This is a story from 2015 about how being positive works better than being negative. You may have heard it before -- I certainly have -- but it bears repeating, especially in this time of extreme financial inequality.
--Kim
In 2015, Dan Price, founder of Gravity Payments — a Seattle-based credit card processing company — returned from a hike with a close friend named Valerie. She told him her rent was increasing by 200 percent and that she was struggling to stay afloat, despite working hard and doing everything she reasonably could.
Dan went quiet. He did the math.
He realized that a significant portion of the people working at his own company were earning even less than Valerie — people who showed up for him every day, who were helping build something he was genuinely proud of, who were going home at night worried about covering their basic bills.
He couldn't unsee it.
A few weeks later, he gathered his team and announced a significant policy change: every employee at Gravity Payments would earn a minimum of $70,000 a year. To fund this, he cut his own annual salary from approximately $1.1 million down to that same $70,000 figure, sold a second home, and drew significantly on his personal savings to support the transition.
The reaction was immediate and intense.
Critics labeled the decision reckless. Several business commentators predicted the company would fail. Some clients reportedly cut ties with Gravity Payments over the policy, with some calling Price a socialist. Two longtime employees resigned, expressing frustration that their raises were proportionally smaller than those given to newer staff who started from a lower baseline salary.
Media coverage across the country largely framed the experiment as likely doomed.
According to the company's reported outcomes over the following years, the predictions did not hold up. Gravity Payments has reported that a substantial majority of employees were able to pay down long-standing debt, that home purchases among staff increased significantly, and that employees who had previously felt unable to consider starting families began doing so — with the company reporting dozens of new births among staff members in the years following the policy change. The company also reported substantial increases in employee retirement contributions.
On the business side, Gravity Payments has reported that revenue grew substantially in the years following the policy, that its customer base expanded significantly, and that employee turnover dropped notably.

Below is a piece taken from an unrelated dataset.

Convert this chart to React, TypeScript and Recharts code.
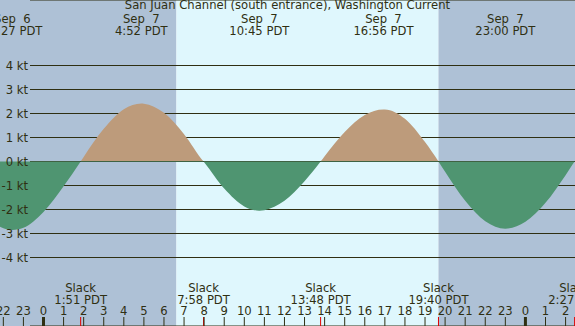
import {
  ComposedChart,
  Area,
  XAxis,
  YAxis,
  CartesianGrid,
  ReferenceArea,
  ReferenceLine,
} from 'recharts';

// hours from midnight Sep 7 (PDT), current in knots (+ flood, - ebb)
const hours = [
  -3, -2, -1.55, -1, 0, 1, 1.85, 2, 3, 4, 4.87, 5, 6, 7, 7.97, 8, 9, 10, 10.75,
  11, 12, 13, 13.8, 14, 15, 16, 16.93, 17, 18, 19, 19.67, 20, 21, 22, 23, 24,
  25, 26, 26.45, 27,
];
const knots = [
  -2.11, -2.78, -2.85, -2.76, -2.1, -1.03, 0, 0.19, 1.36, 2.18, 2.42, 2.41,
  2.03, 1.14, 0, -0.03, -1.13, -1.87, -2.05, -2.03, -1.64, -0.82, 0, 0.22, 1.23,
  1.94, 2.17, 2.17, 1.78, 0.81, 0, -0.43, -1.64, -2.49, -2.8, -2.51, -1.72,
  -0.57, 0, 0.6,
];

const maxTimes = [-1.55, 4.87, 10.75, 16.93, 23.0];
const maxDates = ['Sep  6', 'Sep  7', 'Sep  7', 'Sep  7', 'Sep  7'];
const maxLabels = ['22:27 PDT', '4:52 PDT', '10:45 PDT', '16:56 PDT', '23:00 PDT'];

const slackTimes = [1.85, 7.97, 13.8, 19.67, 26.45];
const slackLabels = ['1:51 PDT', '7:58 PDT', '13:48 PDT', '19:40 PDT', '2:27 PDT'];

const sunrise = 6.62;
const sunset = 19.67;

const hourTicks = [-2, -1, 0, 1, 2, 3, 4, 5, 6, 7, 8, 9, 10, 11, 12, 13, 14, 15, 16, 17, 18, 19, 20, 21, 22, 23, 24, 25, 26];
const ktTicks = [-4, -3, -2, -1, 0, 1, 2, 3, 4];

const data = hours.map((h, i) => ({ h, kt: knots[i] }));

const W = 575;
const H = 326;
const X0 = 43.5;
const PXH = 20.08;
const X_MIN = -X0 / PXH;
const X_MAX = (W - X0) / PXH;
const Y0 = 161.5;
const Y_MAX = Y0 / 24;
const Y_MIN = -(H - Y0) / 24;
const zeroOff = Y0 / H;

const INK = '#2f2f12';
const FONT = '"DejaVu Sans", sans-serif';
const FS = 11.6;
const NIGHT = '#aec1d6';
const DAY = '#dff7fd';
const FLOOD = '#bd9b7b';
const EBB = '#4f9571';

function HourTick(props: any) {
  const { x, payload } = props;
  const v = payload.value;
  const label = ((v % 24) + 24) % 24;
  const midnight = label === 0;
  return (
    <g>
      <text x={x} y={315} textAnchor="middle" fill={INK} fontSize={FS} fontFamily={FONT}>
        {label}
      </text>
      <line x1={x} x2={x} y1={317} y2={H} stroke={INK} strokeWidth={midnight ? 3 : 1} />
    </g>
  );
}

function KtTick(props: any) {
  const { y, payload } = props;
  return (
    <text x={28} y={y} dy="0.35em" textAnchor="end" fill={INK} fontSize={FS} fontFamily={FONT}>
      {`${payload.value} kt`}
    </text>
  );
}

function TopLabel(props: any) {
  const { viewBox, line1, line2 } = props;
  const x = viewBox.x;
  return (
    <g>
      <text x={x} y={23} textAnchor="middle" fill={INK} fontSize={FS} fontFamily={FONT} style={{ whiteSpace: 'pre' }}>
        {line1}
      </text>
      <text x={x} y={35} textAnchor="middle" fill={INK} fontSize={FS} fontFamily={FONT}>
        {line2}
      </text>
    </g>
  );
}

function SlackLabel(props: any) {
  const { viewBox, line2 } = props;
  const x = viewBox.x;
  return (
    <g>
      <text x={x} y={292} textAnchor="middle" fill={INK} fontSize={FS} fontFamily={FONT}>
        Slack
      </text>
      <text x={x} y={304} textAnchor="middle" fill={INK} fontSize={FS} fontFamily={FONT}>
        {line2}
      </text>
    </g>
  );
}

export default function App() {
  return (
    <div style={{ position: 'absolute', left: 0, top: 0, width: W, height: H }}>
      <ComposedChart width={W} height={H} data={data} margin={{ top: 0, right: 0, bottom: -1, left: -1 }}>
        <defs>
          <linearGradient id="floodEbb" gradientUnits="userSpaceOnUse" x1={0} y1={0} x2={0} y2={H}>
            <stop offset={0} stopColor={FLOOD} />
            <stop offset={zeroOff} stopColor={FLOOD} />
            <stop offset={zeroOff} stopColor={EBB} />
            <stop offset={1} stopColor={EBB} />
          </linearGradient>
        </defs>
        <ReferenceArea x1={X_MIN} x2={sunrise} fill={NIGHT} fillOpacity={1} stroke="none" zIndex={-300} />
        <ReferenceArea x1={sunrise} x2={sunset} fill={DAY} fillOpacity={1} stroke="none" zIndex={-300} />
        <ReferenceArea x1={sunset} x2={X_MAX} fill={NIGHT} fillOpacity={1} stroke="none" zIndex={-300} />
        <CartesianGrid x={30} width={W - 30} vertical={false} stroke={INK} strokeOpacity={1} zIndex={-200} />
        <Area
          type="monotone"
          dataKey="kt"
          baseValue={0}
          stroke="none"
          fill="url(#floodEbb)"
          fillOpacity={1}
          isAnimationActive={false}
          dot={false}
          activeDot={false}
          zIndex={100}
        />
        <XAxis
          dataKey="h"
          type="number"
          domain={[X_MIN, X_MAX]}
          allowDataOverflow
          ticks={hourTicks}
          interval={0}
          height={1}
          axisLine={false}
          tickLine={false}
          tick={<HourTick />}
        />
        <YAxis
          type="number"
          domain={[Y_MIN, Y_MAX]}
          allowDataOverflow
          ticks={ktTicks}
          interval={0}
          width={1}
          axisLine={false}
          tickLine={false}
          tick={<KtTick />}
        />
        {maxTimes.map((t, i) => (
          <ReferenceLine
            key={`m${i}`}
            x={t}
            stroke="none"
            label={<TopLabel line1={maxDates[i]} line2={maxLabels[i]} />}
          />
        ))}
        {slackTimes.map((t, i) => (
          <ReferenceLine
            key={`s${i}`}
            segment={[{ x: t, y: Y_MIN + 9 / 24 }, { x: t, y: Y_MIN }]}
            stroke="#e00000"
            label={<SlackLabel line2={slackLabels[i]} />}
          />
        ))}
      </ComposedChart>
      <div
        style={{
          position: 'absolute',
          left: 0,
          top: -2,
          width: W,
          textAlign: 'center',
          fontFamily: FONT,
          fontSize: FS,
          color: INK,
          lineHeight: '14px',
          pointerEvents: 'none',
        }}
      >
        San Juan Channel (south entrance), Washington Current
      </div>
    </div>
  );
}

The company faced a genuine test during the COVID-19 pandemic, when Gravity reportedly lost more than half its revenue almost overnight. According to Price's public accounts, employees voluntarily offered to take temporary pay reductions specifically to protect their colleagues from layoffs. No employees were let go during this period. When the company's finances stabilized, it reportedly repaid the temporary pay reductions in full and subsequently issued raises.
Gravity Payments and its compensation policy have since been referenced in various business education contexts as a case study on alternative approaches to compensation and their potential relationship to business performance, generating ongoing discussion in business and economics communities about the relationship between employee financial wellbeing and company outcomes.
Dan Price has said publicly that the original decision wasn't made with headlines in mind — it stemmed from a friend's genuine struggle and from a question he found himself asking about whether he was actually taking care of the people responsible for the company's success.
This story has resonated widely as a case study in an ongoing and genuinely contested conversation about compensation, business sustainability, and what businesses owe the people who build them. Reasonable people continue to debate whether this specific model is broadly replicable across different industries and company sizes — but the core experiment itself, and the reported outcomes that followed, represent a notable real-world test of an alternative approach to how companies might structure compensation.